Malaysia rapidly destroying forests for palm oil

Feb 02, 2011 12:00 AM

by: David Fogarty

Malaysia, the world's second largest palm oil producer, is destroying large areas of carbon-rich peat swamp forests to expand plantations, a leading conservation group said recently. Wetlands International and Dutch remote sensing institute Sarvision said palm oil plantations are being expanded largely in the Malaysian state of Sarawak on Borneo island. "Unless this trend is halted, none of these forests will be left at the end of this decade,". A recent report said that between 2005-2010, almost 353,000 hectares (883,000 acres) of species-rich, peat swamp forests were opened up largely for palm oil production.
"In just 5 years time, almost 10 % of all Sarawak's forests and 33 % of the peatswamp forests have been cleared. Of this, 65 % was for palm oil conversion," said the report, which cited a lack of verifiable government figures on land use in relation to soil type or deforestation.

Palm oil firms in Malaysia and Indonesia are under increasing pressure by major Western buyers to halt expansion through forest clearance. But India and China remain top buyers of the oil for cooking, biscuits, cosmetics and biofuels. Malaysia produces about 45 % of the world's palm oil.

Challenging official figures.
The report said official Malaysian government figures stated that only 8 to 13 % of Malaysia's palm oil plantations were on carbon rich peat soils, with 20 % for Sarawak. Wetlands International and Sarvision said they used satellite images combined with existing data and field surveys to challenge the official figures. "The new studies conclude that 20 % of all Malaysian palm oil is produced on drained peat lands. For Sarawak, this is even 44 %. For new plantations, the percentage on forested peat swamps is even higher."
Government officials weren't immediately available to comment on the report, which also cited the threat to rare species such as the Borneo pygmy elephant, Sumatran rhino and Borneo clouded leopard.

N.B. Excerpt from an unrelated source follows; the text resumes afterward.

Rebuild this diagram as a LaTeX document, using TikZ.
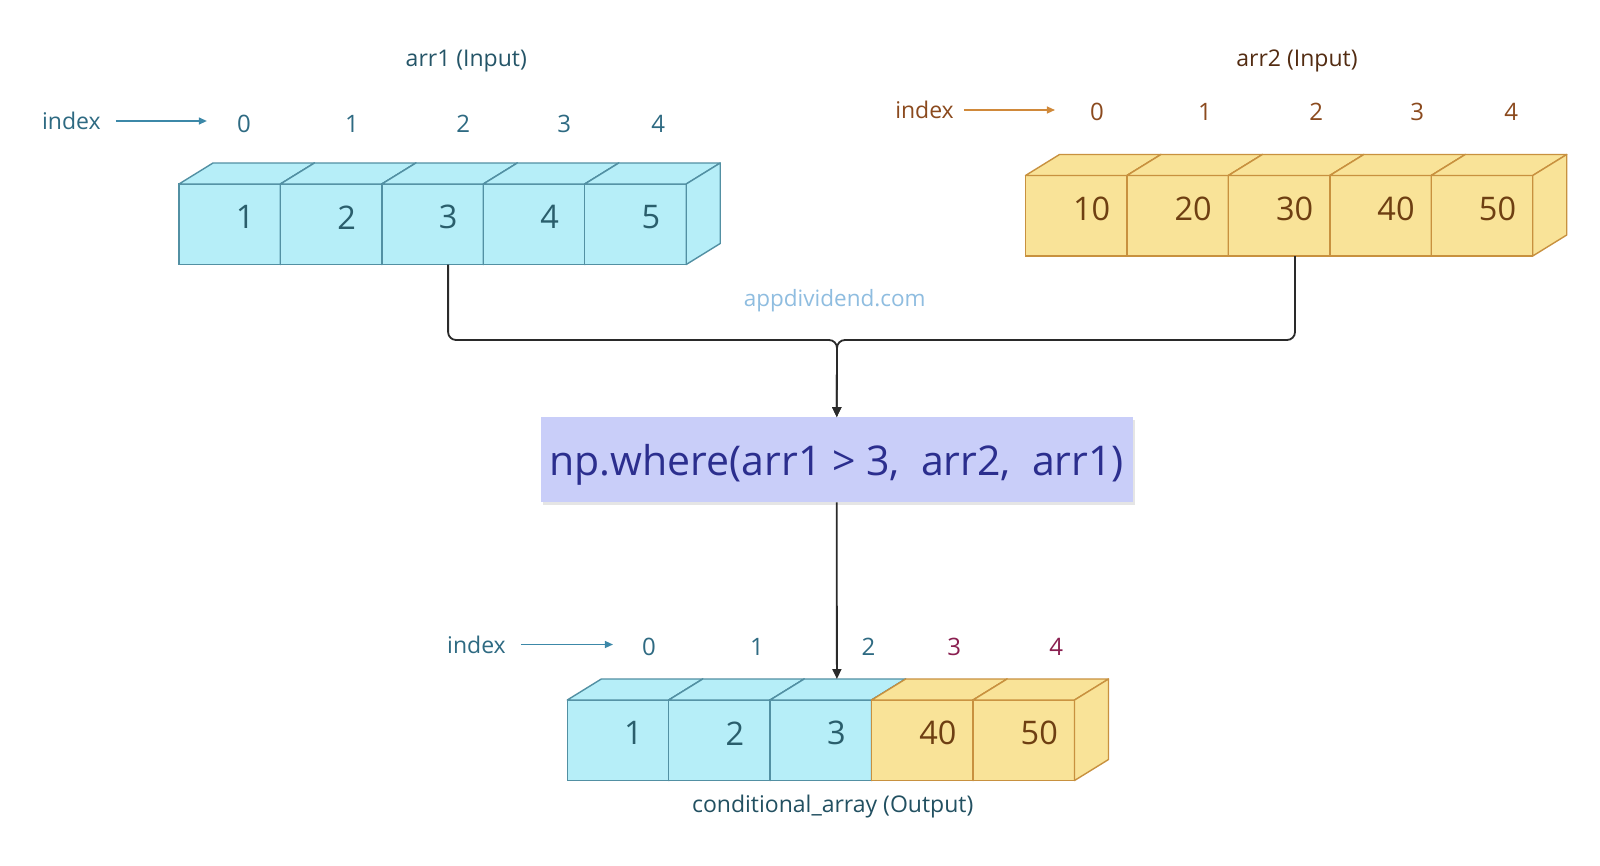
\documentclass[tikz,border=0pt]{standalone}
\usepackage{fontspec}
\setmainfont{Open Sans}
\usetikzlibrary{arrows.meta,shadows}
\definecolor{cyanF}{HTML}{B6EEF8}
\definecolor{cyanD}{HTML}{5290A3}
\definecolor{cyanT}{HTML}{2A5E6C}
\definecolor{yelF}{HTML}{F9E398}
\definecolor{yelD}{HTML}{C8913F}
\definecolor{yelT}{HTML}{6E3F12}
\definecolor{idxA}{HTML}{2E6A82}
\definecolor{idxAarr}{HTML}{3C88A8}
\definecolor{idxB}{HTML}{8B4A1E}
\definecolor{idxBarr}{HTML}{D0893A}
\definecolor{idxC}{HTML}{8A1F50}
\definecolor{eqF}{HTML}{C9CEF9}
\definecolor{eqT}{HTML}{2B2E8E}
\definecolor{wmark}{HTML}{8FBDE0}
\definecolor{connC}{HTML}{2A2A2A}
\newcommand\cellfnt{\fontsize{32.5}{38}\selectfont}
\newcommand\smallfnt{\fontsize{23}{27}\selectfont}
\newcommand\numfnt{\fontsize{24}{28}\selectfont}
\newcommand\cellcube[7]{%
  \node[cellfront, fill=#4, draw=#5] (#1) at (#2,#3) {};
  \filldraw[fill=#4, draw=#5, facestyle] (#1.north west) -- ++(34,-21) -- ++(101.44,0) -- (#1.north east) -- cycle;
  \filldraw[fill=#4, draw=#5, facestyle] (#1.north east) -- ++(34,-21) -- ++(0,80.5) -- (#1.south east) -- cycle;
  \node[text=#6, font=\cellfnt, inner sep=0] (#1t) at ([shift={(15.5,-7)}]#1.center) {#7};
}
\tikzset{
  cellfront/.style={rectangle, anchor=north west, minimum width=101.44pt, minimum height=80.5pt, inner sep=0, outer sep=0, line width=1.4pt},
  facestyle/.style={line width=1.4pt, line join=round},
  lbl/.style={font=\smallfnt, inner sep=0},
  num/.style={font=\numfnt, inner sep=0},
  conn/.style={draw=connC, line width=1.8pt, rounded corners=8pt},
  idxarrow/.style={line width=1.3pt, -{Triangle[length=8pt,width=7pt]}},
}
\begin{document}
\begin{tikzpicture}[x=1pt,y=-1pt]
\useasboundingbox[fill=white] (0,0) rectangle (1600,865);

% ---------- arr1 ----------
\node[lbl, text=idxA!80!black] (t1) at (466.3,61) {arr1 (Input)};
\node[lbl, text=idxA] (ia) at (71.4,121) {index};
\foreach \i/\x in {0/243.9,1/352,2/463.3,3/564.3,4/658.2}
  \node[num, text=idxA] (ia\i) at (\x,123.5) {\i};
\draw[idxarrow, draw=idxAarr] ([xshift=15]ia.east) -- ([xshift=-30]ia0.west |- ia.east);
\foreach \i/\v in {0/1,1/2,2/3,3/4,4/5}{
  \pgfmathsetmacro\xx{179+\i*101.44}
  \cellcube{a\i}{\xx}{184}{cyanF}{cyanD}{cyanT}{\v}
}

% ---------- arr2 ----------
\node[lbl, text=idxB!60!black] (t2) at (1297,61) {arr2 (Input)};
\node[lbl, text=idxB] (ib) at (924.5,110) {index};
\foreach \i/\x in {0/1097,1/1205,2/1316.3,3/1417.3,4/1511.2}
  \node[num, text=idxB] (ib\i) at (\x,112.2) {\i};
\draw[idxarrow, draw=idxBarr] ([xshift=10]ib.east) -- ([xshift=-35]ib0.west |- ib.east);
\foreach \i/\v in {0/10,1/20,2/30,3/40,4/50}{
  \pgfmathsetmacro\xx{1025.5+\i*101.44}
  \cellcube{b\i}{\xx}{175.5}{yelF}{yelD}{yelT}{\v}
}

% ---------- watermark ----------
\node[font=\fontsize{22.5}{26}\selectfont, text=wmark, inner sep=0] (wm) at (834.7,301) {appdividend.com};

% ---------- np.where ----------
\node[fill=eqF, minimum width=592pt, minimum height=84.7pt, inner sep=0,
      drop shadow={opacity=0.2, shadow xshift=2pt, shadow yshift=-2.5pt},
      text=eqT, font=\fontsize{41}{50}\selectfont] (eq) at (836.75,459.7)
      {\raisebox{-5pt}[\height][\depth]{np.where(arr1 > 3,\ \ arr2,\ \ arr1)}};

\coordinate (j) at (837,340);
\draw[conn, -{Triangle[length=10pt,width=9pt]}] ([xshift=15.5]a2.south) |- (j) -- (eq.north);
\draw[conn, -{Triangle[length=10pt,width=9pt]}] ([xshift=15.9]b2.south) |- (j) -- (eq.north);

% ---------- output ----------
\node[lbl, text=idxA] (ic) at (476.5,644.5) {index};
\foreach \i/\x/\c in {0/649/idxA,1/757.1/idxA,2/868.4/idxA,3/954.1/idxC,4/1056.1/idxC}
  \node[num, text=\c] (ic\i) at (\x,647) {\i};
\draw[idxarrow, draw=idxAarr] ([xshift=15]ic.east) -- ([xshift=-29]ic0.west |- ic.east);
\cellcube{c0}{567.3}{700}{cyanF}{cyanD}{cyanT}{1}
\cellcube{c1}{668.74}{700}{cyanF}{cyanD}{cyanT}{2}
\cellcube{c2}{770.18}{700}{cyanF}{cyanD}{cyanT}{3}
\cellcube{c3}{871.62}{700}{yelF}{yelD}{yelT}{40}
\cellcube{c4}{973.06}{700}{yelF}{yelD}{yelT}{50}
\node[lbl, text=idxA!75!black] (t3) at (832.7,807) {conditional\_array (Output)};

\draw[conn, -{Triangle[length=10pt,width=9pt]}] (eq.south) -- ([shift={(16,-21)}]c2.north);
\end{tikzpicture}
\end{document}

Deforestation and particularly clearing, draining and burning of deep peat swamp forests is responsible for about 10 % of mankind's greenhouse gas emissions. Neighbouring Indonesia has come under intense international pressure to halt the destruction of peat swamps in the fight against climate change. Wetlands and estimated that the 510,000 ha of peat lands in Malaysia drained for palm oil production led to the release of 20 mm Mtn of carbon dioxide annually. The group called for an immediate halt to peat land clearance and an end to incentives for biofuels in the European Union.